**Your task**
The line holding "from matplotlib.patches import Rectangle" is the last one to output; start at the first line of the data, keep every line in between exactly, and leave out pictures.

::::

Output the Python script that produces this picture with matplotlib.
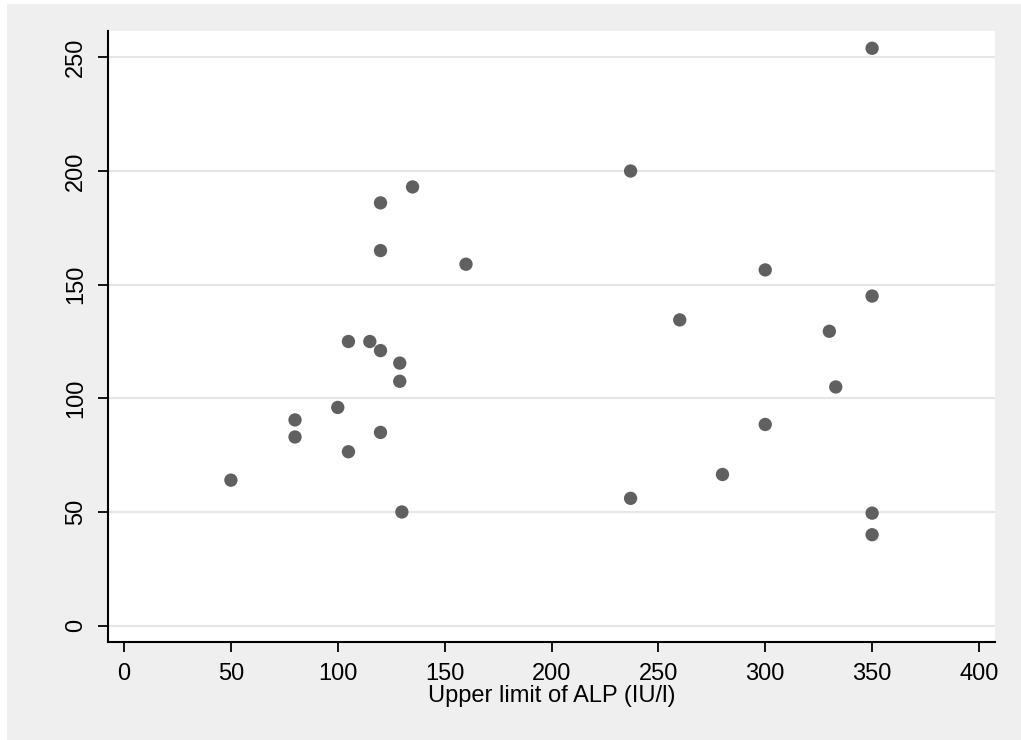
import matplotlib
matplotlib.use("Agg")
from matplotlib import pyplot as plt
from matplotlib.patches import Rectangle

# upper limit of ALP (IU/l) and the y value
alp_upper = [350, 237, 135, 120, 120, 160, 300, 350, 260, 330,
             105, 115, 120, 129, 129, 333, 100, 80, 80, 120,
             300, 105, 50, 280, 237, 130, 350, 350]
y_vals = [254, 200, 193, 186, 165, 159, 156.5, 145, 134.5, 129.5,
          125, 125, 121, 115.5, 107.5, 105, 96, 90.5, 83, 85,
          88.5, 76.5, 64, 66.5, 56, 50, 49.5, 40]

x_ticks = [0, 50, 100, 150, 200, 250, 300, 350, 400]
y_ticks = [0, 50, 100, 150, 200, 250]

plt.rcParams['font.family'] = ['Liberation Sans', 'DejaVu Sans']

fig = plt.figure(figsize=(10.21, 7.40), dpi=100, facecolor='white')
W, H = 1021, 740
# stata style grey graph region
fig.patches.append(Rectangle((7 / W, 0), 1, 1 - 4 / H, transform=fig.transFigure,
                             facecolor='#efefef', edgecolor='none', zorder=-1))

ax = fig.add_axes([108 / W, 1 - 642 / H, (995 - 108) / W, (642 - 31) / H])
ax.set_facecolor('white')

ax.scatter(alp_upper, y_vals, s=92, color='#606060', edgecolors='none', zorder=3)

ax.set_xlim(-7.5, 407.5)
ax.set_ylim(-7.2, 261.6)
ax.set_xticks(x_ticks)
ax.set_yticks(y_ticks)
ax.yaxis.grid(True, color='#e6e6e6', linewidth=1.5)
ax.set_axisbelow(True)

for s in ['top', 'right']:
    ax.spines[s].set_visible(False)
for s in ['left', 'bottom']:
    ax.spines[s].set_linewidth(1.5)
    ax.spines[s].set_color('black')

ax.tick_params(axis='both', direction='out', length=7, width=1.3, labelsize=17)
ax.tick_params(axis='x', pad=8)
ax.tick_params(axis='y', pad=8)
for lbl in ax.get_yticklabels():
    lbl.set_rotation(90)
    lbl.set_va('center')

ax.set_xlabel('Upper limit of ALP (IU/l)', fontsize=17, labelpad=0)

fig.savefig('out.png', dpi=100, facecolor=fig.get_facecolor())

::::

**Solution to this problem**
Output the Python script that produces this picture with matplotlib.
import matplotlib
matplotlib.use("Agg")
from matplotlib import pyplot as plt
from matplotlib.patches import Rectangle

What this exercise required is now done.